3. Genre Niche: It helped solidify the “serious sci-fi RPG” as a viable niche within RPG Maker, moving beyond fantasy defaults. The combination of political thriller, cyberpunk elements (EMP, hacking), and epic scale is a specific template.

Its legacy is that of a cult classic—a game deeply loved by a specific audience who value systemic depth and narrative ambition over graphical prowess. It is a touchstone for what devoted fans call “RPG Maker masterpieces.”

Conclusion: An Imperfect Masterpiece of Constrained Ambition

Incitement 3 is a game of profound contradictions. It is an elaborate political thriller built on 2000s-era aesthetics; a deep tactical RPG with layers of customization running on an engine known for simplicity; a commercial product that forever lives in the shadow of its freeware origins. Its flaws are those of its medium and budget: visual inconsistency, occasional passability bugs, and an interface that can’t fully escape its RPG Maker roots. Its triumphs are in its audacity. The narrative, while not breaking new ground in sci-fi premises, is delivered with urgency and coherence. The combat and progression systems—the ammo economy, the add-on trinity—transform the standard turn-based model into a genuinely strategic exercise. The soundtrack elevates every moment.

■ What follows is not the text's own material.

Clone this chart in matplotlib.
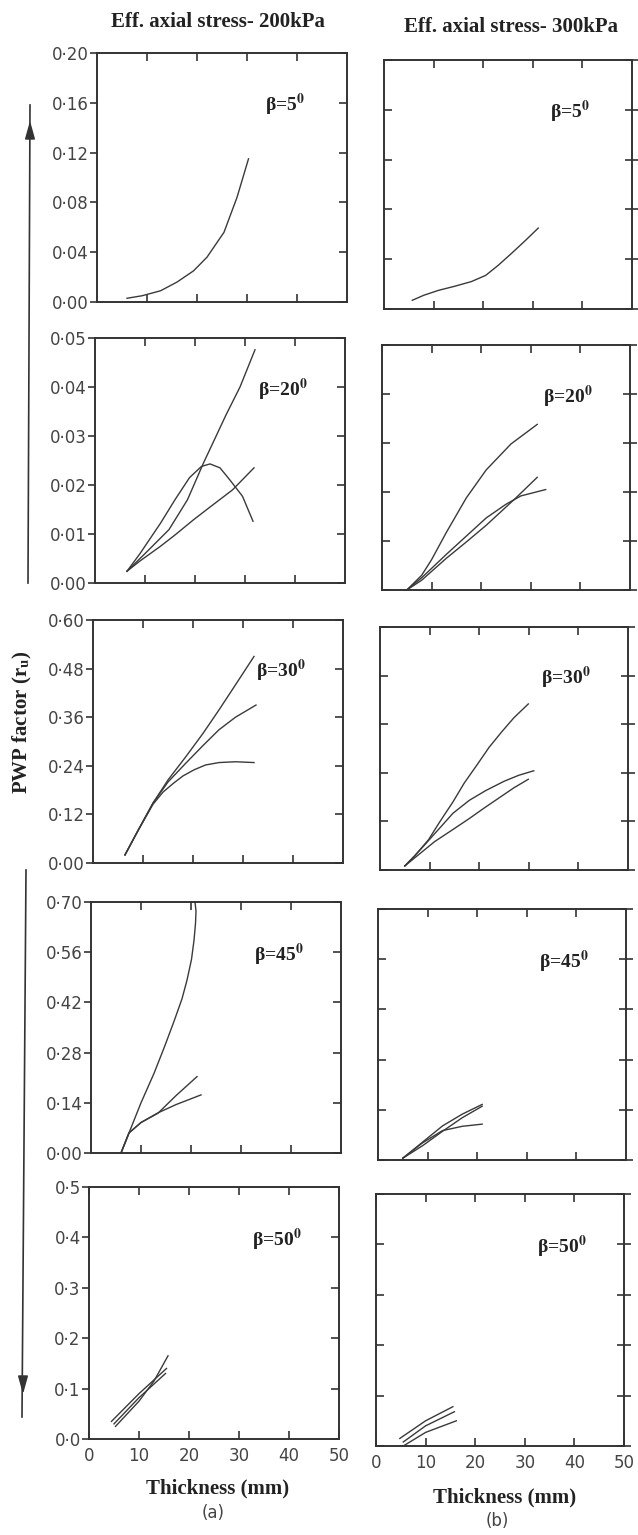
import matplotlib
matplotlib.use("Agg")
import matplotlib.pyplot as plt
from matplotlib.patches import FancyArrowPatch
from matplotlib.lines import Line2D

plt.rcParams['mathtext.fontset'] = 'stix'

W, H = 638, 1535

# column titles and panel labels
col_titles = ['Eff. axial stress- 200kPa', 'Eff. axial stress- 300kPa']
betas = ['5', '20', '30', '45', '50']
sub_labels = ['(a)', '(b)']
x_label = 'Thickness (mm)'
y_label = r'PWP factor (r$_{\mathbf{u}}$)'

# y axis ranges / ticks per row
y_max = [0.20, 0.05, 0.60, 0.70, 0.5]
y_ticks = [
    [0.00, 0.04, 0.08, 0.12, 0.16, 0.20],
    [0.00, 0.01, 0.02, 0.03, 0.04, 0.05],
    [0.00, 0.12, 0.24, 0.36, 0.48, 0.60],
    [0.00, 0.14, 0.28, 0.42, 0.56, 0.70],
    [0.0, 0.1, 0.2, 0.3, 0.4, 0.5],
]
y_fmt = ['{:.2f}', '{:.2f}', '{:.2f}', '{:.2f}', '{:.1f}']
x_ticks = [0, 10, 20, 30, 40, 50]

# --- curves: (thickness mm, r_u) ---
# beta = 5
b5_200_x = [6, 9, 12.7, 16, 19.3, 22, 25.4, 28, 30.3]
b5_200_y = [0.003, 0.005, 0.009, 0.016, 0.025, 0.036, 0.056, 0.084, 0.115]
b5_300_x = [5.7, 8, 11, 14, 17.6, 20.5, 23, 25.8, 28.5, 31.1]
b5_300_y = [0.007, 0.011, 0.015, 0.018, 0.022, 0.027, 0.035, 0.045, 0.055, 0.065]

# beta = 20
b20_200a_x = [6.4, 10, 14.8, 18.5, 21.7, 24, 26.2, 29, 32]
b20_200a_y = [0.0024, 0.006, 0.0109, 0.017, 0.0245, 0.0295, 0.0343, 0.040, 0.0476]
b20_200b_x = [6.4, 9, 13.1, 16, 18.9, 21.3, 23, 25, 27, 29.5, 31.6]
b20_200b_y = [0.0024, 0.006, 0.0122, 0.017, 0.0215, 0.0238, 0.0243, 0.0235, 0.021, 0.0177, 0.0126]
b20_200c_x = [6.4, 9, 13.1, 16, 19.7, 23, 27.5, 31.8]
b20_200c_y = [0.0024, 0.0045, 0.0075, 0.0098, 0.0129, 0.0155, 0.019, 0.0235]
b20_300a_x = [5, 8, 10, 13, 17, 21, 26, 31.3]
b20_300a_y = [0.0, 0.003, 0.0062, 0.0118, 0.0188, 0.0245, 0.0298, 0.0338]
b20_300b_x = [5, 8, 13, 17, 21, 25, 28, 33]
b20_300b_y = [0.0, 0.0025, 0.0073, 0.011, 0.0147, 0.0175, 0.0192, 0.0205]
b20_300c_x = [5, 8, 13, 17, 21, 24, 27, 31.3]
b20_300c_y = [0.0, 0.002, 0.0065, 0.0098, 0.0132, 0.016, 0.0188, 0.023]

# beta = 30
b30_200a_x = [6.4, 9, 12, 15, 18.6, 22, 25.2, 28.5, 32.2]
b30_200a_y = [0.02, 0.08, 0.148, 0.205, 0.263, 0.32, 0.378, 0.44, 0.51]
b30_200b_x = [6.4, 9, 12, 15, 18.6, 22, 25.2, 28.5, 32.6]
b30_200b_y = [0.02, 0.08, 0.148, 0.20, 0.247, 0.29, 0.329, 0.36, 0.39]
b30_200c_x = [6.4, 9, 12, 14, 16.1, 18, 20.2, 22.5, 25.2, 28.5, 32.2]
b30_200c_y = [0.02, 0.08, 0.145, 0.175, 0.197, 0.215, 0.23, 0.242, 0.248, 0.25, 0.248]
b30_300a_x = [5, 7, 9.8, 12, 14.7, 17, 19.7, 22, 24.6, 27, 29.9]
b30_300a_y = [0.01, 0.035, 0.075, 0.118, 0.168, 0.215, 0.262, 0.303, 0.342, 0.376, 0.41]
b30_300b_x = [5, 7, 9, 12, 14.7, 18, 21.3, 25, 28, 31]
b30_300b_y = [0.01, 0.035, 0.062, 0.103, 0.14, 0.172, 0.196, 0.219, 0.234, 0.245]
b30_300c_x = [5, 8.2, 11, 14.7, 18, 21, 24, 27, 29.9]
b30_300c_y = [0.01, 0.042, 0.07, 0.1, 0.127, 0.153, 0.178, 0.203, 0.224]

# beta = 45
b45_200a_x = [6, 7.6, 10, 12.6, 14.8, 16.7, 18.2, 19.2, 20.1, 20.6, 20.9, 21.0, 20.8]
b45_200a_y = [0.0, 0.056, 0.14, 0.222, 0.30, 0.371, 0.43, 0.482, 0.54, 0.593, 0.64, 0.675, 0.70]
b45_200b_x = [6, 7.6, 10, 13.4, 17, 21.2]
b45_200b_y = [0.0, 0.056, 0.085, 0.111, 0.16, 0.213]
b45_200c_x = [6, 7.6, 10, 13.4, 17, 22]
b45_200c_y = [0.0, 0.056, 0.085, 0.112, 0.135, 0.162]
b45_300a_x = [5, 9, 13, 17, 21]
b45_300a_y = [0.005, 0.05, 0.095, 0.128, 0.155]
b45_300b_x = [5, 9, 13, 17, 21]
b45_300b_y = [0.005, 0.04, 0.08, 0.118, 0.15]
b45_300c_x = [5, 9, 13, 17, 21]
b45_300c_y = [0.005, 0.048, 0.082, 0.094, 0.10]

# beta = 50
b50_200a_x = [4.5, 10, 15.5]
b50_200a_y = [0.035, 0.09, 0.14]
b50_200b_x = [5.3, 10, 13, 15.8]
b50_200b_y = [0.025, 0.075, 0.115, 0.165]
b50_200c_x = [5, 10, 15.3]
b50_200c_y = [0.03, 0.082, 0.13]
b50_300a_x = [4.8, 10, 15.5]
b50_300a_y = [0.015, 0.05, 0.078]
b50_300b_x = [5.5, 10, 15.8]
b50_300b_y = [0.008, 0.04, 0.068]
b50_300c_x = [5.5, 10, 16.2]
b50_300c_y = [0.0, 0.027, 0.05]

curves = [
    [[(b5_200_x, b5_200_y)],
     [(b5_300_x, b5_300_y)]],
    [[(b20_200a_x, b20_200a_y), (b20_200b_x, b20_200b_y), (b20_200c_x, b20_200c_y)],
     [(b20_300a_x, b20_300a_y), (b20_300b_x, b20_300b_y), (b20_300c_x, b20_300c_y)]],
    [[(b30_200a_x, b30_200a_y), (b30_200b_x, b30_200b_y), (b30_200c_x, b30_200c_y)],
     [(b30_300a_x, b30_300a_y), (b30_300b_x, b30_300b_y), (b30_300c_x, b30_300c_y)]],
    [[(b45_200a_x, b45_200a_y), (b45_200b_x, b45_200b_y), (b45_200c_x, b45_200c_y)],
     [(b45_300a_x, b45_300a_y), (b45_300b_x, b45_300b_y), (b45_300c_x, b45_300c_y)]],
    [[(b50_200a_x, b50_200a_y), (b50_200b_x, b50_200b_y), (b50_200c_x, b50_200c_y)],
     [(b50_300a_x, b50_300a_y), (b50_300b_x, b50_300b_y), (b50_300c_x, b50_300c_y)]],
]

fig = plt.figure(figsize=(W / 100, H / 100), dpi=100)

ink = '#333333'
serif = ['Liberation Serif', 'DejaVu Serif']
rows_px = [(53, 302), (338, 583), (620, 863), (902, 1153), (1187, 1439)]


def px_box(x0, y0, w, h):
    return [x0 / W, 1 - (y0 + h) / H, w / W, h / H]


for r in range(5):
    top, bot = rows_px[r]
    for c in range(2):
        if c == 0:
            x0, w, dy = 97 - 2 * r, 250, 0
        else:
            x0, w, dy = 384 - 2 * r, 248, 7
        ax = fig.add_axes(px_box(x0, top + dy, w, bot - top))
        for xs, ys in curves[r][c]:
            ax.plot(xs, ys, color='#3a3a3a', lw=1.0)
        ax.set_xlim(0, 50)
        ax.set_ylim(0, y_max[r])
        for s in ax.spines.values():
            s.set_color(ink)
            s.set_linewidth(1.4)
        ax.set_yticks(y_ticks[r])
        if r == 4:
            ax.set_xticks(x_ticks)
            ax.set_xticklabels([str(t) for t in x_ticks])
        else:
            ax.set_xticks(x_ticks[1:-1])
            ax.set_xticklabels([])
        ax.tick_params(axis='x', which='both', direction='in', top=True, bottom=True,
                       length=6, width=1.2, color=ink, labelsize=12, labelcolor='#444444', pad=6)
        if c == 0:
            ax.set_yticklabels([y_fmt[r].format(t).replace('.', '\u00b7') for t in y_ticks[r]])
            ax.tick_params(axis='y', direction='out', left=True, right=True,
                           length=5, width=1.2, color=ink, labelsize=12, labelcolor='#444444', pad=1)
            for t in ax.yaxis.get_major_ticks():
                t.tick2line.set_marker(matplotlib.markers.TICKLEFT)
                t.tick2line.set_markersize(6)
        else:
            ax.set_yticklabels([])
            ax.tick_params(axis='y', direction='in', left=True, right=True,
                           length=6, width=1.2, color=ink)
            for t in ax.yaxis.get_major_ticks():
                t.tick2line.set_marker('_')
                t.tick2line.set_markersize(10)
        ax.text(0.75, 0.79, '\u03b2=' + betas[r] + r'$^{\mathbf{0}}$', transform=ax.transAxes,
                ha='center', va='center', fontsize=14, fontweight='bold', family=serif,
                color='#222222')


def ftext(x, y, s, **kw):
    fig.text(x / W, 1 - y / H, s, **kw)


ftext(218, 22, col_titles[0], ha='center', va='center', fontsize=15, fontweight='bold',
      family=serif, color='#222222')
ftext(511, 27, col_titles[1], ha='center', va='center', fontsize=15, fontweight='bold',
      family=serif, color='#222222')
ftext(218, 1488, x_label, ha='center', va='center', fontsize=15, fontweight='bold',
      family=serif, color='#222222')
ftext(505, 1497, x_label, ha='center', va='center', fontsize=15, fontweight='bold',
      family=serif, color='#222222')
ftext(213, 1513, sub_labels[0], ha='center', va='center', fontsize=12, color='#444444')
ftext(497, 1521, sub_labels[1], ha='center', va='center', fontsize=12, color='#444444')
ftext(22, 722, y_label, ha='center', va='center', rotation=90, fontsize=15,
      fontweight='bold', family=serif, color='#222222')


def fpt(x, y):
    return (x / W, 1 - y / H)


# arrows along the left margin
for (xa, ya), (xb, yb) in [((30, 105), (28, 583)), ((26, 870), (22, 1417))]:
    fig.add_artist(Line2D([xa / W, xb / W], [1 - ya / H, 1 - yb / H],
                          transform=fig.transFigure, color=ink, lw=1.2))
fig.add_artist(FancyArrowPatch(fpt(30, 140), fpt(30, 118), transform=fig.transFigure,
                               arrowstyle='-|>,head_length=0.9,head_width=0.25',
                               mutation_scale=12, color=ink, lw=1.2))
fig.add_artist(FancyArrowPatch(fpt(23, 1375), fpt(23, 1397), transform=fig.transFigure,
                               arrowstyle='-|>,head_length=0.9,head_width=0.25',
                               mutation_scale=12, color=ink, lw=1.2))

fig.savefig('out.png', dpi=100)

For the historian, Incitement 3 is a crucial data point. It represents the late-stage flowering of a specific indie RPG Maker ethos: that story and systems can overcome technological barriers through creativity, iteration, and community engagement. It is the product of a developer who listened, learned, and poured a decade of experience into a final, definitive statement. For the player willing to look past the “Made with RPG Maker” tag, it offers an 8-10 hour journey into a vividly imagined dystopian future, where every equipment choice matters and every hacking minigame feels like a step closer to unraveling a grand conspiracy.

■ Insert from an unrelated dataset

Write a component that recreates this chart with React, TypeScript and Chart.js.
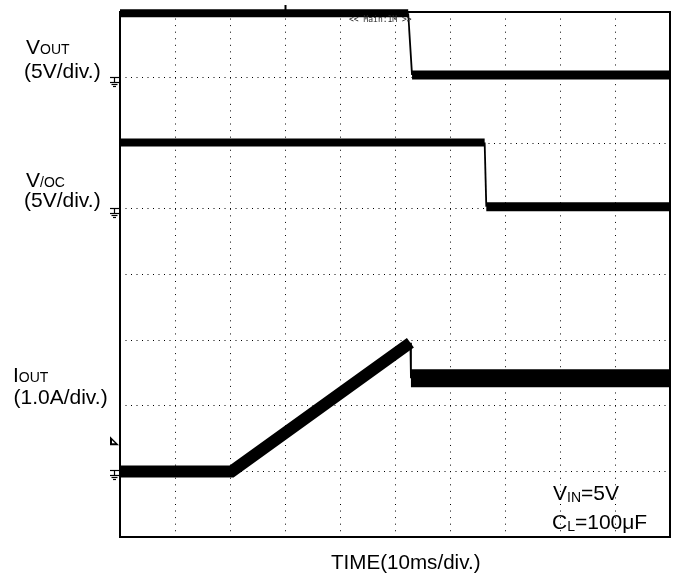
import React, { useEffect, useRef } from "react";
import { Chart, registerables } from "chart.js";

Chart.register(...registerables);

// ---- axes (oscilloscope grid: 10 ms/div, 10 x 8 divisions) ----
const TIME_MIN_MS = 0;
const TIME_MAX_MS = 100;
const TIME_STEP_MS = 10;
const DIV_MIN = 0;
const DIV_MAX = 8;

// ---- V_OUT channel: 5 V/div, ground reference at division 7 ----
const voutTimeMs = [0, 52.4, 53.1, 100];
const voutVolts = [4.9, 4.9, 0.2, 0.2];
const VOUT_GROUND_DIV = 7;
const VOUT_PER_DIV = 5;

// ---- V_/OC channel: 5 V/div, ground reference at division 5 ----
const vocTimeMs = [0, 66.3, 66.6, 100];
const vocVolts = [5.05, 5.05, 0.17, 0.17];
const VOC_GROUND_DIV = 5;
const VOC_PER_DIV = 5;

// ---- I_OUT channel: 1.0 A/div, ground reference at division 1 ----
const ioutTimeMs = [0, 20.3, 52.8, 52.9, 100];
const ioutAmps = [0, 0, 1.96, 1.42, 1.42];
const IOUT_GROUND_DIV = 1;
const IOUT_PER_DIV = 1;
const TRIGGER_LEVEL_A = 0.46;
const TRIGGER_TIME_MS = 30;

const toDivPoints = (t: number[], v: number[], ground: number, perDiv: number) =>
  t.map((x, i) => ({ x, y: ground + v[i] / perDiv }));

const FONT = "'Liberation Sans', Arial, Helvetica, sans-serif";

const framePlugin = {
  id: "scopeFrame",
  beforeDatasetsDraw(chart: any) {
    const { ctx, chartArea: a } = chart;
    ctx.save();
    ctx.strokeStyle = "#000";
    ctx.lineWidth = 2;
    ctx.strokeRect(a.left, a.top, a.right - a.left, a.bottom - a.top);
    ctx.restore();
  },
  afterDraw(chart: any) {
    const { ctx, chartArea: a, scales } = chart;
    const y = scales.y;
    const x = scales.x;
    ctx.save();
    ctx.strokeStyle = "#000";
    ctx.fillStyle = "#000";
    ctx.lineWidth = 1.2;
    const grounds = [VOUT_GROUND_DIV, VOC_GROUND_DIV, IOUT_GROUND_DIV];
    grounds.forEach((g) => {
      const y0 = Math.round(y.getPixelForValue(g)) + 0.5;
      const l = a.left - 10;
      const seg = (x1: number, y1: number, x2: number, y2: number) => {
        ctx.beginPath();
        ctx.moveTo(x1, y1);
        ctx.lineTo(x2, y2);
        ctx.stroke();
      };
      seg(l, y0 - 1, l + 9, y0 - 1);
      seg(l + 4.5, y0 - 1, l + 4.5, y0 + 4);
      seg(l, y0 + 4, l + 9, y0 + 4);
      seg(l + 1.5, y0 + 6, l + 7.5, y0 + 6);
      seg(l + 3, y0 + 8, l + 6, y0 + 8);
    });
    // trigger level marker (I_OUT channel)
    const ty = y.getPixelForValue(IOUT_GROUND_DIV + TRIGGER_LEVEL_A / IOUT_PER_DIV);
    const tl = a.left - 10;
    ctx.beginPath();
    ctx.moveTo(tl, ty - 5);
    ctx.lineTo(tl, ty + 4);
    ctx.lineTo(tl + 9, ty + 4);
    ctx.closePath();
    ctx.fill();
    ctx.fillStyle = "#fff";
    ctx.beginPath();
    ctx.moveTo(tl + 2, ty - 1);
    ctx.lineTo(tl + 2, ty + 2);
    ctx.lineTo(tl + 5, ty + 2);
    ctx.closePath();
    ctx.fill();
    // trigger time marker on top edge
    const tx = Math.round(x.getPixelForValue(TRIGGER_TIME_MS)) + 0.5;
    ctx.lineWidth = 2;
    ctx.beginPath();
    ctx.moveTo(tx, a.top - 7);
    ctx.lineTo(tx, a.top);
    ctx.stroke();
    ctx.restore();
  },
};

export default function App() {
  const canvasRef = useRef<HTMLCanvasElement | null>(null);

  useEffect(() => {
    if (!canvasRef.current) return;
    const thin = 1.8;
    const bandSegment = (base: number, after?: { from: number; width: number }, ramp?: { idx: number; width: number }) => ({
      borderWidth: (ctx: any) => {
        if (Math.abs(ctx.p1.x - ctx.p0.x) < 8) return thin;
        if (after && ctx.p0DataIndex >= after.from) return after.width;
        if (ramp && ctx.p0DataIndex === ramp.idx) return ramp.width;
        return base;
      },
    });
    const clip = { left: 0, right: 0, top: 10, bottom: 0 };
    const chart = new Chart(canvasRef.current, {
      type: "line",
      data: {
        datasets: [
          {
            label: "VOUT",
            data: toDivPoints(voutTimeMs, voutVolts, VOUT_GROUND_DIV, VOUT_PER_DIV),
            borderColor: "#000",
            borderWidth: 8,
            pointRadius: 0,
            clip,
            segment: bandSegment(8, { from: 2, width: 9 }),
          } as any,
          {
            label: "V/OC",
            data: toDivPoints(vocTimeMs, vocVolts, VOC_GROUND_DIV, VOC_PER_DIV),
            borderColor: "#000",
            borderWidth: 8,
            pointRadius: 0,
            clip,
            segment: bandSegment(8, { from: 2, width: 9 }),
          } as any,
          {
            label: "IOUT",
            data: toDivPoints(ioutTimeMs, ioutAmps, IOUT_GROUND_DIV, IOUT_PER_DIV),
            borderColor: "#000",
            borderWidth: 12,
            pointRadius: 0,
            clip,
            borderJoinStyle: "miter",
            segment: bandSegment(12, { from: 3, width: 18 }, { idx: 1, width: 12 }),
          } as any,
        ],
      },
      options: {
        animation: false,
        responsive: false,
        maintainAspectRatio: false,
        devicePixelRatio: 1,
        layout: { padding: { left: 120, right: 12, top: 12, bottom: 41 } },
        plugins: { legend: { display: false }, tooltip: { enabled: false } },
        scales: {
          x: {
            type: "linear",
            min: TIME_MIN_MS,
            max: TIME_MAX_MS,
            ticks: { display: false, stepSize: TIME_STEP_MS },
            grid: { color: "#000", lineWidth: 1, drawTicks: false },
            border: { display: false, dash: [1, 5.56] },
          },
          y: {
            type: "linear",
            min: DIV_MIN,
            max: DIV_MAX,
            ticks: { display: false, stepSize: 1 },
            grid: { color: "#000", lineWidth: 1, drawTicks: false },
            border: { display: false, dash: [1, 4.5] },
          },
        },
      },
      plugins: [framePlugin],
    });
    return () => chart.destroy();
  }, []);

  const lab = (F: number, left: number, baseline: number): React.CSSProperties => ({
    position: "absolute",
    left,
    top: baseline - 0.8465 * F,
    fontSize: F,
    lineHeight: `${F}px`,
    fontFamily: FONT,
    color: "#000",
    whiteSpace: "nowrap",
  });
  const sub = (size: number, drop = 0): React.CSSProperties => ({ fontSize: size, verticalAlign: drop ? `-${drop}px` : "baseline" });

  return (
    <div style={{ position: "fixed", left: 0, top: 0, width: 682, height: 578, background: "#fff" }}>
      <canvas ref={canvasRef} width={682} height={578} style={{ display: "block", width: 682, height: 578 }} />
      <div style={lab(21, 26, 54)}>V<span style={sub(14)}>OUT</span></div>
      <div style={lab(21, 24, 78)}>(5V/div.)</div>
      <div style={lab(21, 26, 187)}>V<span style={sub(14)}>/OC</span></div>
      <div style={lab(21, 24, 207)}>(5V/div.)</div>
      <div style={lab(21, 13, 382)}>I<span style={sub(14)}>OUT</span></div>
      <div style={lab(21, 13.5, 404)}>(1.0A/div.)</div>
      <div style={lab(21, 553, 500)}>V<span style={sub(14, 2)}>IN</span>=5V</div>
      <div style={lab(21, 552, 529)}>C<span style={sub(14, 2)}>L</span>=100μF</div>
      <div style={lab(20.6, 331, 569)}>TIME(10ms/div.)</div>
      <div style={{ position: "absolute", left: 349, top: 16, fontSize: 8, lineHeight: "8px", fontFamily: "'DejaVu Sans Mono', monospace", color: "#222", whiteSpace: "nowrap" }}>
        {"<< Main:1M >>"}
      </div>
    </div>
  );
}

Final Verdict: Incitement 3 is not for everyone. Its aesthetic will alienate those allergic to anime stylings, and its systems demand engagement. But for the patient enthusiast of indie RPGs, it is an essential, rewarding experience—a monument to what one dedicated creator, a legion of supporting artists, and a vibrant community can achieve. It secures its place in video game history not as a mainstream landmark, but as a pinnacle of its niche: a smart, substantial, and sincerely crafted sci-fi epic that proves the heart of an RPG lies in its systems and story, not its polygon count. 8/10 – Highly Recommended for Genre Enthusiasts and RPG Maker Aficionados.